I took notes the second time around. Overall, this story needs an overhaul. Correct me if I'm wrong, but it seems you started this story without really knowing where you were going. That's fine as long as you write new drafts. Here are my suggestions on how to start editing.

The order of events is currently haphazard. They also don't tell us much at all about the characters or the world they're in. I see two ways to go about changing your story. The first is for an elementary age audience. I don't know the rest of the story, so I don't know if it's appropriate for elementary age. If it is, or can be changed, the sparse technique you have works well. You just need to think about what needs to be told for the story to work. Some scenes will be dropped, but most of them will be in a different order. If you'd like, I can go into more detail on this approach.

Second, as I think you would prefer, means completely changing the beginning, and some of the later parts. The reader has no idea how old the characters are, but somehow Dakota repeatedly forgets Jace, and his appearance changes. My suggestion is to have all of her encounters with Jace happen in her elementary years within three years. Then the discovery of the Frost family can happen -- make sure it's clear why the Frosts have to be secretive. You could draw out the time they're together for character building, or you could give a chapter or two of character building for Dakota specifically.

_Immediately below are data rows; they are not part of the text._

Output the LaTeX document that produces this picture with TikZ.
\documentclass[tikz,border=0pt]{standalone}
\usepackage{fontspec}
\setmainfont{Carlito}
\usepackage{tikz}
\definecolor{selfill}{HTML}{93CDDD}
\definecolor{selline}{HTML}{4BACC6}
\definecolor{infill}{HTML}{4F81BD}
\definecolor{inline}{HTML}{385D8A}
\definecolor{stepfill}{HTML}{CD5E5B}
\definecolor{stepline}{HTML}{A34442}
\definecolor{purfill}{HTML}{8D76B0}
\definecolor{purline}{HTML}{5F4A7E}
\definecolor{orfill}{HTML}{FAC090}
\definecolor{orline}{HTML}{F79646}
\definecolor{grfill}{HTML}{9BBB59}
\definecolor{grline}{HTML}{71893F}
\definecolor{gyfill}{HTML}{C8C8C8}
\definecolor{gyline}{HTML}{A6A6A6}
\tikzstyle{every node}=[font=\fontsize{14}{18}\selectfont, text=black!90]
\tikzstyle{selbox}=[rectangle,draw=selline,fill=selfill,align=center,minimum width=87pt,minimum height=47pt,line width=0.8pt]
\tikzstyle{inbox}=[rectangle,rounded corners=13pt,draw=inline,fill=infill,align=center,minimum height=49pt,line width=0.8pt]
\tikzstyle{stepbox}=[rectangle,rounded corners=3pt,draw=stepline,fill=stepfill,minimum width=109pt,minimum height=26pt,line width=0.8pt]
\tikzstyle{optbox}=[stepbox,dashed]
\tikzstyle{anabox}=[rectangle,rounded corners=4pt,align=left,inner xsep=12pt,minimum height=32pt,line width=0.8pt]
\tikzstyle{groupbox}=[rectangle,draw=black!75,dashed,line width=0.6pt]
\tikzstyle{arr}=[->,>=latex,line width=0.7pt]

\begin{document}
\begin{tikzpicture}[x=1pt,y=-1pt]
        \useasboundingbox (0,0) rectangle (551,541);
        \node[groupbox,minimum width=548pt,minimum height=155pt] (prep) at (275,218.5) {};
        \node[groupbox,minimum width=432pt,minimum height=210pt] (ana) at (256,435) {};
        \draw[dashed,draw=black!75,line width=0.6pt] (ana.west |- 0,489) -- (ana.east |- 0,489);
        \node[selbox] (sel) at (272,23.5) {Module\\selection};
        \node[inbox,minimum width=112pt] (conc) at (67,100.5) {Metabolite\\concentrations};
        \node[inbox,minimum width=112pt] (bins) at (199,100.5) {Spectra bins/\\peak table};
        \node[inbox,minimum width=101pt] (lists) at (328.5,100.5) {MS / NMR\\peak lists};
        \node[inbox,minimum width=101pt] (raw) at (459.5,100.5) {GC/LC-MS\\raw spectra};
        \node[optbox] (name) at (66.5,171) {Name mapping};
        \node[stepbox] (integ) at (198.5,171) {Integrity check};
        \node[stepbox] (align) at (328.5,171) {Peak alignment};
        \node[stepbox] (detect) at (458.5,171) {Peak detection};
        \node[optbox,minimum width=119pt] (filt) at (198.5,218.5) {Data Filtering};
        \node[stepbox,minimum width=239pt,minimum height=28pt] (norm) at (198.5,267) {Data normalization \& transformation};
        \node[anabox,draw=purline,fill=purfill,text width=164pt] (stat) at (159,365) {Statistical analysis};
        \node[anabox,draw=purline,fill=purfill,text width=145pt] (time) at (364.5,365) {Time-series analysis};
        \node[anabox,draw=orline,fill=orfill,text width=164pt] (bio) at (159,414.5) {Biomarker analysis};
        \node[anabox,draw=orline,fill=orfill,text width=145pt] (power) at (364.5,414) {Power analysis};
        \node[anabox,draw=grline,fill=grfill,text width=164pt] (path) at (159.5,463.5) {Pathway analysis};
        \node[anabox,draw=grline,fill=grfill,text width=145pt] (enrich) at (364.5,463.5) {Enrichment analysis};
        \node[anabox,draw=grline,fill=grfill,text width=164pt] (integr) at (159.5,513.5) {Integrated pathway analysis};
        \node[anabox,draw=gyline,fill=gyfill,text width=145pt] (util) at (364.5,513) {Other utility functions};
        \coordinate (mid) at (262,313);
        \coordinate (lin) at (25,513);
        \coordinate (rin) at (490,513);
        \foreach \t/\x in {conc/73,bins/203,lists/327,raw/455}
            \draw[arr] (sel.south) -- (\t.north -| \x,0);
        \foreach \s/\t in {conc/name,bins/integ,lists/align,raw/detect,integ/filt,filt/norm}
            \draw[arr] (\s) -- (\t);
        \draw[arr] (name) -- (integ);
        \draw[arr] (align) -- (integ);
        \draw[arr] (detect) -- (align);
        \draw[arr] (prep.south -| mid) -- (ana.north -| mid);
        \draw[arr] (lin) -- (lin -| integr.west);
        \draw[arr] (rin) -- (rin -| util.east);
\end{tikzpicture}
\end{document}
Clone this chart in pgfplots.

Avoid using memories because it's really hard to fit them naturally in a narrative, especially she turned the memory of him into make-believe (do you ever fantasize about your imaginary friend(s) from childhood?).

Something to remember while writing is your "emotional center" character. Who is going through a major change during the story? For example, Harry Potter starts as a normal-ish child with a difficult background. He makes some friends and starts to see a value in himself. By the end of the series he has matured and conquered his inner demons. An emotional center can go through this change as a simple growing-up story, or by experiencing things that shape the change. In this case, Harry is shaped into a hero rather than a normal-ish adult. In your story (I think), Dakota is shaped into a good friend instead of a lonely college student. Note: All characters and even people go through story-arcs, so don't be afraid for Jace or any other character to show change.

Wow, I've been going on for a while. I hope something helps you or anyone else reading this so it doesn't turn out that I'm crazy. lol! If there's anything else I can do to help you, just let me know. I'll gladly sit down with you and discuss editing. For now, I will close with a few specific complaints from my notes. Don't forget, these come from wanting you to succeed!

Sadness and Comfort - Why is she dating someone else? Us readers know nothing about her life. Also, how old is she? Jace's line about secrets makes no sense.

Just Across the Pond - Why was she scared? Why did he fall in the lake instead of making ice to walk on? Then he tells us all the stuff we just read...

The Warning Storm seems (to me) like Jace is about to shower her with love snow, so then the warning itself happens to slowly.

Powerless - Jace tells about abuse instead of foreshadowing and showing us in earlier scenes.

A Golden Opportunity - Cutting open his gut that much would kill him. Even if she got back in time, he would have lost too much blood to be able to recover. (I think. I'm not a doctor.) She should not have a friend named Jess because it's too confusing with the other J names. Chessa is too similar also.

Tear-Stained Hugs - She forgot about Jason way too easily. Jace shouldn't call it a "freak" storm because he knew his mother was in control of it. Actually, this whole chapter makes little sense because it doesn't fit the tone of the moment.

A Moment in the Hay - Jace understands, accepts, and tells Jason about his condition way too fast. Also, he shouldn't have been helping with the blankets without questioning the action. He has no reason to not ask "What's wrong with my brother? Why is he so warm?" and other such desperate questions.

And that's all. =( I wants some more!